======== Supplied material ========
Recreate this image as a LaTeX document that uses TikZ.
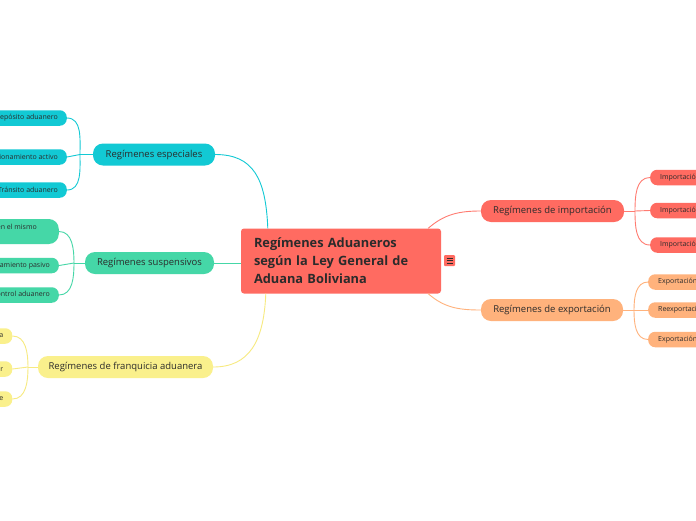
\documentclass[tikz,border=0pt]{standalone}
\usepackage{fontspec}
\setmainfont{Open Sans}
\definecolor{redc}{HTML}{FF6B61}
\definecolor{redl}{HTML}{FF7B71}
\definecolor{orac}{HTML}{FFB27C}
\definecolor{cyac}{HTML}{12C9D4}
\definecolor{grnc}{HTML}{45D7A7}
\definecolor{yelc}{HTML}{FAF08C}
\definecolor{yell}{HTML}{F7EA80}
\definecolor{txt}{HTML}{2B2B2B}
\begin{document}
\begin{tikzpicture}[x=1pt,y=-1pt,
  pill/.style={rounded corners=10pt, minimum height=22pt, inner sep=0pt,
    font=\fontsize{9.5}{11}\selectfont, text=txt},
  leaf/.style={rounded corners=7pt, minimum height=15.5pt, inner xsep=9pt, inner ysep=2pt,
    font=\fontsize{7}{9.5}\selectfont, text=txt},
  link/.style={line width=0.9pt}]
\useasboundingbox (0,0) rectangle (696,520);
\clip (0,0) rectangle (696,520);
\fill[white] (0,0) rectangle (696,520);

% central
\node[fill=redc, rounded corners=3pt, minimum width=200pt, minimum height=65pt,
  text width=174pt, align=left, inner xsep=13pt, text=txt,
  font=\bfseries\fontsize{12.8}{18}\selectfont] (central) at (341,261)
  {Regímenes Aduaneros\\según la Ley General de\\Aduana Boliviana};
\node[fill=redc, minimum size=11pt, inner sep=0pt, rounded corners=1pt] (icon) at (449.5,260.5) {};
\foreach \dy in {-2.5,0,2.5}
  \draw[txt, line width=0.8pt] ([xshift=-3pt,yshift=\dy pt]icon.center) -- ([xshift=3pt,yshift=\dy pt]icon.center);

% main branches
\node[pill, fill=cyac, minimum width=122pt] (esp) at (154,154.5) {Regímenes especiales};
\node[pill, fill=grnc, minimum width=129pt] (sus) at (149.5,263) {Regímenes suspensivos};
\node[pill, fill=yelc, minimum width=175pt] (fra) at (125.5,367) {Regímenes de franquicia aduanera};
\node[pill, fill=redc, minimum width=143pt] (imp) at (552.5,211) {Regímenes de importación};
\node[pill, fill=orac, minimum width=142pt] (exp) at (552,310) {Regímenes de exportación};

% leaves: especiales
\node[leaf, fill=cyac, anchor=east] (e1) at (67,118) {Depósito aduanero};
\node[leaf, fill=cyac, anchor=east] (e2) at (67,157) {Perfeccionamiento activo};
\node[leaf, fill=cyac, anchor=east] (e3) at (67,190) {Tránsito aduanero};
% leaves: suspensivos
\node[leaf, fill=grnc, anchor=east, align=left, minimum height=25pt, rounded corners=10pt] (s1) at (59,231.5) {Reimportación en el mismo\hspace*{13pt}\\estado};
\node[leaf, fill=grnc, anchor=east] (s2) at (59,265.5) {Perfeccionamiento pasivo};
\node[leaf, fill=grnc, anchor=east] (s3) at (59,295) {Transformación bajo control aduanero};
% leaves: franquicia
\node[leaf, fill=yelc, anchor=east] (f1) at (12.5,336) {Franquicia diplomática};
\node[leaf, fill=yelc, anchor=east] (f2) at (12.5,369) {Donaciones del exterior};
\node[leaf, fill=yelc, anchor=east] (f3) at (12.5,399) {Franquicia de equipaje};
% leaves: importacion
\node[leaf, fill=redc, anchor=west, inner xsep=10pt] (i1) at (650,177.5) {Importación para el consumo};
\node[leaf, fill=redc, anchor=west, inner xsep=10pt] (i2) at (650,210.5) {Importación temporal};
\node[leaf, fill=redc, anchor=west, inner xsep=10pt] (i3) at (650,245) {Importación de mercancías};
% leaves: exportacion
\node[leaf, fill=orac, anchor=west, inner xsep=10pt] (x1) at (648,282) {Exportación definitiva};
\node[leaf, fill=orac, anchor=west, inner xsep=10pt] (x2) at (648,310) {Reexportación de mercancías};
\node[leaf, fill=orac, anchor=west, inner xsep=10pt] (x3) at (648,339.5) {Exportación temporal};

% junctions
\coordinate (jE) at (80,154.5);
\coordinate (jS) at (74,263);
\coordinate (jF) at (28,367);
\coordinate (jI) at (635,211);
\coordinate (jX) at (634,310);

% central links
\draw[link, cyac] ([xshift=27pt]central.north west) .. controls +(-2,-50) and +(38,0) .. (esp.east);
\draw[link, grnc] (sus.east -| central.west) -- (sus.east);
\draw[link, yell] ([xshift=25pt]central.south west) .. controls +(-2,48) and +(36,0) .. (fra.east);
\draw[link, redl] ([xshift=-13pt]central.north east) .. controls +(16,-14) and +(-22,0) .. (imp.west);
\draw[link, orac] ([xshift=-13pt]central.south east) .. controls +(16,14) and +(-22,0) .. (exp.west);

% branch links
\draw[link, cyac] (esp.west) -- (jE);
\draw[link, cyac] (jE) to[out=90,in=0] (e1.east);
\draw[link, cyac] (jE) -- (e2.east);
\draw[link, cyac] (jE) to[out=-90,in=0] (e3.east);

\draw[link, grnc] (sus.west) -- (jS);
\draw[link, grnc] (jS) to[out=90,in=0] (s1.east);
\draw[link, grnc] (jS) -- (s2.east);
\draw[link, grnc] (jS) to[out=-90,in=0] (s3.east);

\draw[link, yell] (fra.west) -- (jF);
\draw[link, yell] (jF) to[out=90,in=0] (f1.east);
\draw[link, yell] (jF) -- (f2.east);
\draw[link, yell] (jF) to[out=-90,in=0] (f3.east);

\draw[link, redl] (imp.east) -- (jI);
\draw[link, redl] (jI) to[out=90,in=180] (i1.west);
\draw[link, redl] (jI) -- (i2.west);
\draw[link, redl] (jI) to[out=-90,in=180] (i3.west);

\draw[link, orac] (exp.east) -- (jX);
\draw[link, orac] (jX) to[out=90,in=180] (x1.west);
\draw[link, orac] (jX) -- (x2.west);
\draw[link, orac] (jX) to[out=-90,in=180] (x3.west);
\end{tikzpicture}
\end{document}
========
■ **To do**: Take the listing above and restate it word for word, without its pictures.

■ **Exercise solution**:
Recreate this image as a LaTeX document that uses TikZ.
\documentclass[tikz,border=0pt]{standalone}
\usepackage{fontspec}
\setmainfont{Open Sans}
\definecolor{redc}{HTML}{FF6B61}
\definecolor{redl}{HTML}{FF7B71}
\definecolor{orac}{HTML}{FFB27C}
\definecolor{cyac}{HTML}{12C9D4}
\definecolor{grnc}{HTML}{45D7A7}
\definecolor{yelc}{HTML}{FAF08C}
\definecolor{yell}{HTML}{F7EA80}
\definecolor{txt}{HTML}{2B2B2B}
\begin{document}
\begin{tikzpicture}[x=1pt,y=-1pt,
  pill/.style={rounded corners=10pt, minimum height=22pt, inner sep=0pt,
    font=\fontsize{9.5}{11}\selectfont, text=txt},
  leaf/.style={rounded corners=7pt, minimum height=15.5pt, inner xsep=9pt, inner ysep=2pt,
    font=\fontsize{7}{9.5}\selectfont, text=txt},
  link/.style={line width=0.9pt}]
\useasboundingbox (0,0) rectangle (696,520);
\clip (0,0) rectangle (696,520);
\fill[white] (0,0) rectangle (696,520);

% central
\node[fill=redc, rounded corners=3pt, minimum width=200pt, minimum height=65pt,
  text width=174pt, align=left, inner xsep=13pt, text=txt,
  font=\bfseries\fontsize{12.8}{18}\selectfont] (central) at (341,261)
  {Regímenes Aduaneros\\según la Ley General de\\Aduana Boliviana};
\node[fill=redc, minimum size=11pt, inner sep=0pt, rounded corners=1pt] (icon) at (449.5,260.5) {};
\foreach \dy in {-2.5,0,2.5}
  \draw[txt, line width=0.8pt] ([xshift=-3pt,yshift=\dy pt]icon.center) -- ([xshift=3pt,yshift=\dy pt]icon.center);

% main branches
\node[pill, fill=cyac, minimum width=122pt] (esp) at (154,154.5) {Regímenes especiales};
\node[pill, fill=grnc, minimum width=129pt] (sus) at (149.5,263) {Regímenes suspensivos};
\node[pill, fill=yelc, minimum width=175pt] (fra) at (125.5,367) {Regímenes de franquicia aduanera};
\node[pill, fill=redc, minimum width=143pt] (imp) at (552.5,211) {Regímenes de importación};
\node[pill, fill=orac, minimum width=142pt] (exp) at (552,310) {Regímenes de exportación};

% leaves: especiales
\node[leaf, fill=cyac, anchor=east] (e1) at (67,118) {Depósito aduanero};
\node[leaf, fill=cyac, anchor=east] (e2) at (67,157) {Perfeccionamiento activo};
\node[leaf, fill=cyac, anchor=east] (e3) at (67,190) {Tránsito aduanero};
% leaves: suspensivos
\node[leaf, fill=grnc, anchor=east, align=left, minimum height=25pt, rounded corners=10pt] (s1) at (59,231.5) {Reimportación en el mismo\hspace*{13pt}\\estado};
\node[leaf, fill=grnc, anchor=east] (s2) at (59,265.5) {Perfeccionamiento pasivo};
\node[leaf, fill=grnc, anchor=east] (s3) at (59,295) {Transformación bajo control aduanero};
% leaves: franquicia
\node[leaf, fill=yelc, anchor=east] (f1) at (12.5,336) {Franquicia diplomática};
\node[leaf, fill=yelc, anchor=east] (f2) at (12.5,369) {Donaciones del exterior};
\node[leaf, fill=yelc, anchor=east] (f3) at (12.5,399) {Franquicia de equipaje};
% leaves: importacion
\node[leaf, fill=redc, anchor=west, inner xsep=10pt] (i1) at (650,177.5) {Importación para el consumo};
\node[leaf, fill=redc, anchor=west, inner xsep=10pt] (i2) at (650,210.5) {Importación temporal};
\node[leaf, fill=redc, anchor=west, inner xsep=10pt] (i3) at (650,245) {Importación de mercancías};
% leaves: exportacion
\node[leaf, fill=orac, anchor=west, inner xsep=10pt] (x1) at (648,282) {Exportación definitiva};
\node[leaf, fill=orac, anchor=west, inner xsep=10pt] (x2) at (648,310) {Reexportación de mercancías};
\node[leaf, fill=orac, anchor=west, inner xsep=10pt] (x3) at (648,339.5) {Exportación temporal};

% junctions
\coordinate (jE) at (80,154.5);
\coordinate (jS) at (74,263);
\coordinate (jF) at (28,367);
\coordinate (jI) at (635,211);
\coordinate (jX) at (634,310);

% central links
\draw[link, cyac] ([xshift=27pt]central.north west) .. controls +(-2,-50) and +(38,0) .. (esp.east);
\draw[link, grnc] (sus.east -| central.west) -- (sus.east);
\draw[link, yell] ([xshift=25pt]central.south west) .. controls +(-2,48) and +(36,0) .. (fra.east);
\draw[link, redl] ([xshift=-13pt]central.north east) .. controls +(16,-14) and +(-22,0) .. (imp.west);
\draw[link, orac] ([xshift=-13pt]central.south east) .. controls +(16,14) and +(-22,0) .. (exp.west);

% branch links
\draw[link, cyac] (esp.west) -- (jE);
\draw[link, cyac] (jE) to[out=90,in=0] (e1.east);
\draw[link, cyac] (jE) -- (e2.east);
\draw[link, cyac] (jE) to[out=-90,in=0] (e3.east);

\draw[link, grnc] (sus.west) -- (jS);
\draw[link, grnc] (jS) to[out=90,in=0] (s1.east);
\draw[link, grnc] (jS) -- (s2.east);
\draw[link, grnc] (jS) to[out=-90,in=0] (s3.east);

\draw[link, yell] (fra.west) -- (jF);
\draw[link, yell] (jF) to[out=90,in=0] (f1.east);
\draw[link, yell] (jF) -- (f2.east);
\draw[link, yell] (jF) to[out=-90,in=0] (f3.east);

\draw[link, redl] (imp.east) -- (jI);
\draw[link, redl] (jI) to[out=90,in=180] (i1.west);
\draw[link, redl] (jI) -- (i2.west);
\draw[link, redl] (jI) to[out=-90,in=180] (i3.west);

\draw[link, orac] (exp.east) -- (jX);
\draw[link, orac] (jX) to[out=90,in=180] (x1.west);
\draw[link, orac] (jX) -- (x2.west);
\draw[link, orac] (jX) to[out=-90,in=180] (x3.west);
\end{tikzpicture}
\end{document}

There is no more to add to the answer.